> REQUIREMENTS
Restate the full listing word for word and leave the pictures out.

> COLLECTED MATERIAL

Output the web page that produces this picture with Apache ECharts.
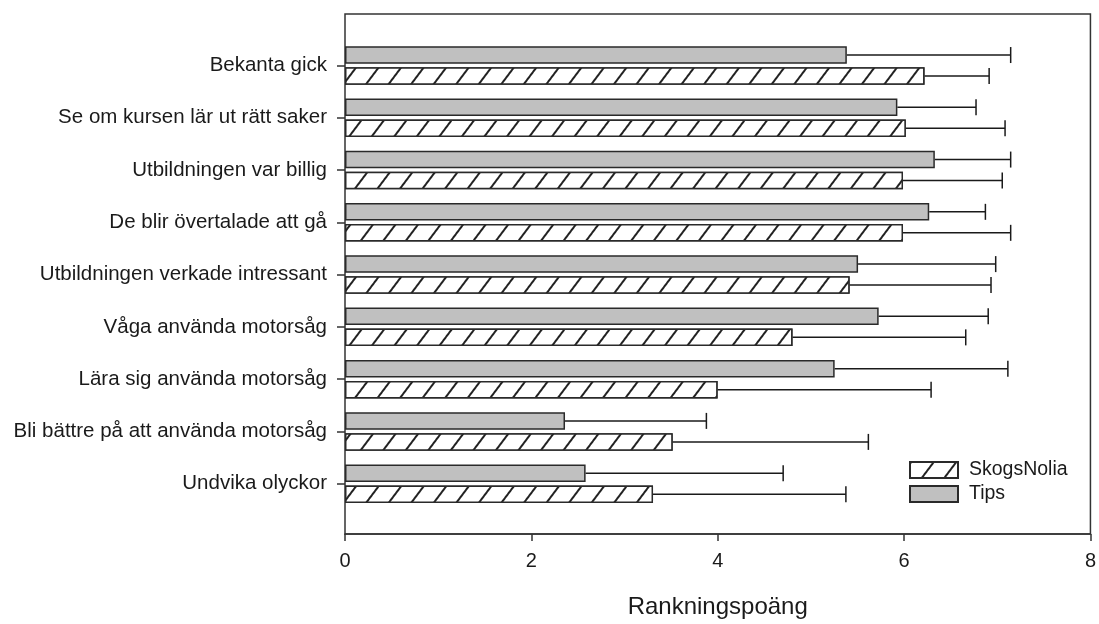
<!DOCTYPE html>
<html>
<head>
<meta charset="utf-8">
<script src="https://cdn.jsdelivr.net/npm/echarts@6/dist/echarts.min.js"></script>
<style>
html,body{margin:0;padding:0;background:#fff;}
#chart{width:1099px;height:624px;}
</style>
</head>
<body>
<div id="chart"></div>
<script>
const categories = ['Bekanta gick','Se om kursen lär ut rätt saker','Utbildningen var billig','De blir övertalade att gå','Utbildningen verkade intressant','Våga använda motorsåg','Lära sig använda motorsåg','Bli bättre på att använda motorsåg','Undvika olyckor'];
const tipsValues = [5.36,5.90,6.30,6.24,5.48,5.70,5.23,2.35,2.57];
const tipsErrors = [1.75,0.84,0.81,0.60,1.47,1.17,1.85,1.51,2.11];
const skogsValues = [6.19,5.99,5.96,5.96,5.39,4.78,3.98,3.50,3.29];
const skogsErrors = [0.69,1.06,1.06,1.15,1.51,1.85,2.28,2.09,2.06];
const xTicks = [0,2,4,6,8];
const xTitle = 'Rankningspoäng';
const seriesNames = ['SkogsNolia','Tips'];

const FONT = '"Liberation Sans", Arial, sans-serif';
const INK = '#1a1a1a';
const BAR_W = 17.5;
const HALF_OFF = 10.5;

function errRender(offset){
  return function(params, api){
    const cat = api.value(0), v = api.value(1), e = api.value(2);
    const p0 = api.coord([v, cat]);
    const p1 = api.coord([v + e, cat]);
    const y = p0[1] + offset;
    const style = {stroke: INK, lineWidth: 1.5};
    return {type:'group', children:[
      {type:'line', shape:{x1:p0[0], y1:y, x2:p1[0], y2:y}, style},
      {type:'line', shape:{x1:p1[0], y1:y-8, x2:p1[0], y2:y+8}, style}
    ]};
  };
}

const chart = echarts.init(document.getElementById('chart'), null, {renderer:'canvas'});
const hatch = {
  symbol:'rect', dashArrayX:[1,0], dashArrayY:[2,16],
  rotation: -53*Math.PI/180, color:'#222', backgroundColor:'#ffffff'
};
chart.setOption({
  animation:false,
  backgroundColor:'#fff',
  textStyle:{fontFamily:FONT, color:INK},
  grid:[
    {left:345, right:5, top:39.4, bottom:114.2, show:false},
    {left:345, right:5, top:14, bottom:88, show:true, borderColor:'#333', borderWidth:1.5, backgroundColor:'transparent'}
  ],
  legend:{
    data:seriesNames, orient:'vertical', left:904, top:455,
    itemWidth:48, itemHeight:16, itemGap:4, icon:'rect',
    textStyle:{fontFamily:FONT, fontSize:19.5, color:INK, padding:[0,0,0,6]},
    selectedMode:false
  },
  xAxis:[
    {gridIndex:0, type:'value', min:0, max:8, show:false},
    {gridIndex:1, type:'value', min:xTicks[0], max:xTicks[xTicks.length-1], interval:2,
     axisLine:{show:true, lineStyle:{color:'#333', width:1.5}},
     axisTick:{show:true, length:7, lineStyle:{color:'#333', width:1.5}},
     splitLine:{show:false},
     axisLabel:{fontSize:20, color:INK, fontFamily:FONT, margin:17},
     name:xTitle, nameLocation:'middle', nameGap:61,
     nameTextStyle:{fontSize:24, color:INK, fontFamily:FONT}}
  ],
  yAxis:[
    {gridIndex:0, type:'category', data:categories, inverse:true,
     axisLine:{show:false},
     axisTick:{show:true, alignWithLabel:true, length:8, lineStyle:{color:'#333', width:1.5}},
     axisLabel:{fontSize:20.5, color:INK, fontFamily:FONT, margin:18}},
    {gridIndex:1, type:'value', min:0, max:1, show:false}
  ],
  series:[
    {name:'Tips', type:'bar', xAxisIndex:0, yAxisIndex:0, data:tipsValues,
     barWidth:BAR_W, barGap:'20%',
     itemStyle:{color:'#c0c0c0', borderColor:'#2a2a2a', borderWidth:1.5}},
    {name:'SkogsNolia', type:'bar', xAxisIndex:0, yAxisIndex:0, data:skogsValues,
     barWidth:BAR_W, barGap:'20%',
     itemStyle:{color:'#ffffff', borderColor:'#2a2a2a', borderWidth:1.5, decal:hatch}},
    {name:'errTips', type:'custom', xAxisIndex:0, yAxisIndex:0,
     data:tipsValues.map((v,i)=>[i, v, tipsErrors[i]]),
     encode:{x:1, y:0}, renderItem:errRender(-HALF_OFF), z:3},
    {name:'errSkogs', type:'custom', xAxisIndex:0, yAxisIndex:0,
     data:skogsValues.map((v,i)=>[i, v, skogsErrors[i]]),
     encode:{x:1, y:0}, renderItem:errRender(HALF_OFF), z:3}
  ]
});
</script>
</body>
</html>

> RESULT
Output the web page that produces this picture with Apache ECharts.
<!DOCTYPE html>
<html>
<head>
<meta charset="utf-8">
<script src="https://cdn.jsdelivr.net/npm/echarts@6/dist/echarts.min.js"></script>
<style>
html,body{margin:0;padding:0;background:#fff;}
#chart{width:1099px;height:624px;}
</style>
</head>
<body>
<div id="chart"></div>
<script>
const categories = ['Bekanta gick','Se om kursen lär ut rätt saker','Utbildningen var billig','De blir övertalade att gå','Utbildningen verkade intressant','Våga använda motorsåg','Lära sig använda motorsåg','Bli bättre på att använda motorsåg','Undvika olyckor'];
const tipsValues = [5.36,5.90,6.30,6.24,5.48,5.70,5.23,2.35,2.57];
const tipsErrors = [1.75,0.84,0.81,0.60,1.47,1.17,1.85,1.51,2.11];
const skogsValues = [6.19,5.99,5.96,5.96,5.39,4.78,3.98,3.50,3.29];
const skogsErrors = [0.69,1.06,1.06,1.15,1.51,1.85,2.28,2.09,2.06];
const xTicks = [0,2,4,6,8];
const xTitle = 'Rankningspoäng';
const seriesNames = ['SkogsNolia','Tips'];

const FONT = '"Liberation Sans", Arial, sans-serif';
const INK = '#1a1a1a';
const BAR_W = 17.5;
const HALF_OFF = 10.5;

function errRender(offset){
  return function(params, api){
    const cat = api.value(0), v = api.value(1), e = api.value(2);
    const p0 = api.coord([v, cat]);
    const p1 = api.coord([v + e, cat]);
    const y = p0[1] + offset;
    const style = {stroke: INK, lineWidth: 1.5};
    return {type:'group', children:[
      {type:'line', shape:{x1:p0[0], y1:y, x2:p1[0], y2:y}, style},
      {type:'line', shape:{x1:p1[0], y1:y-8, x2:p1[0], y2:y+8}, style}
    ]};
  };
}

const chart = echarts.init(document.getElementById('chart'), null, {renderer:'canvas'});
const hatch = {
  symbol:'rect', dashArrayX:[1,0], dashArrayY:[2,16],
  rotation: -53*Math.PI/180, color:'#222', backgroundColor:'#ffffff'
};
chart.setOption({
  animation:false,
  backgroundColor:'#fff',
  textStyle:{fontFamily:FONT, color:INK},
  grid:[
    {left:345, right:5, top:39.4, bottom:114.2, show:false},
    {left:345, right:5, top:14, bottom:88, show:true, borderColor:'#333', borderWidth:1.5, backgroundColor:'transparent'}
  ],
  legend:{
    data:seriesNames, orient:'vertical', left:904, top:455,
    itemWidth:48, itemHeight:16, itemGap:4, icon:'rect',
    textStyle:{fontFamily:FONT, fontSize:19.5, color:INK, padding:[0,0,0,6]},
    selectedMode:false
  },
  xAxis:[
    {gridIndex:0, type:'value', min:0, max:8, show:false},
    {gridIndex:1, type:'value', min:xTicks[0], max:xTicks[xTicks.length-1], interval:2,
     axisLine:{show:true, lineStyle:{color:'#333', width:1.5}},
     axisTick:{show:true, length:7, lineStyle:{color:'#333', width:1.5}},
     splitLine:{show:false},
     axisLabel:{fontSize:20, color:INK, fontFamily:FONT, margin:17},
     name:xTitle, nameLocation:'middle', nameGap:61,
     nameTextStyle:{fontSize:24, color:INK, fontFamily:FONT}}
  ],
  yAxis:[
    {gridIndex:0, type:'category', data:categories, inverse:true,
     axisLine:{show:false},
     axisTick:{show:true, alignWithLabel:true, length:8, lineStyle:{color:'#333', width:1.5}},
     axisLabel:{fontSize:20.5, color:INK, fontFamily:FONT, margin:18}},
    {gridIndex:1, type:'value', min:0, max:1, show:false}
  ],
  series:[
    {name:'Tips', type:'bar', xAxisIndex:0, yAxisIndex:0, data:tipsValues,
     barWidth:BAR_W, barGap:'20%',
     itemStyle:{color:'#c0c0c0', borderColor:'#2a2a2a', borderWidth:1.5}},
    {name:'SkogsNolia', type:'bar', xAxisIndex:0, yAxisIndex:0, data:skogsValues,
     barWidth:BAR_W, barGap:'20%',
     itemStyle:{color:'#ffffff', borderColor:'#2a2a2a', borderWidth:1.5, decal:hatch}},
    {name:'errTips', type:'custom', xAxisIndex:0, yAxisIndex:0,
     data:tipsValues.map((v,i)=>[i, v, tipsErrors[i]]),
     encode:{x:1, y:0}, renderItem:errRender(-HALF_OFF), z:3},
    {name:'errSkogs', type:'custom', xAxisIndex:0, yAxisIndex:0,
     data:skogsValues.map((v,i)=>[i, v, skogsErrors[i]]),
     encode:{x:1, y:0}, renderItem:errRender(HALF_OFF), z:3}
  ]
});
</script>
</body>
</html>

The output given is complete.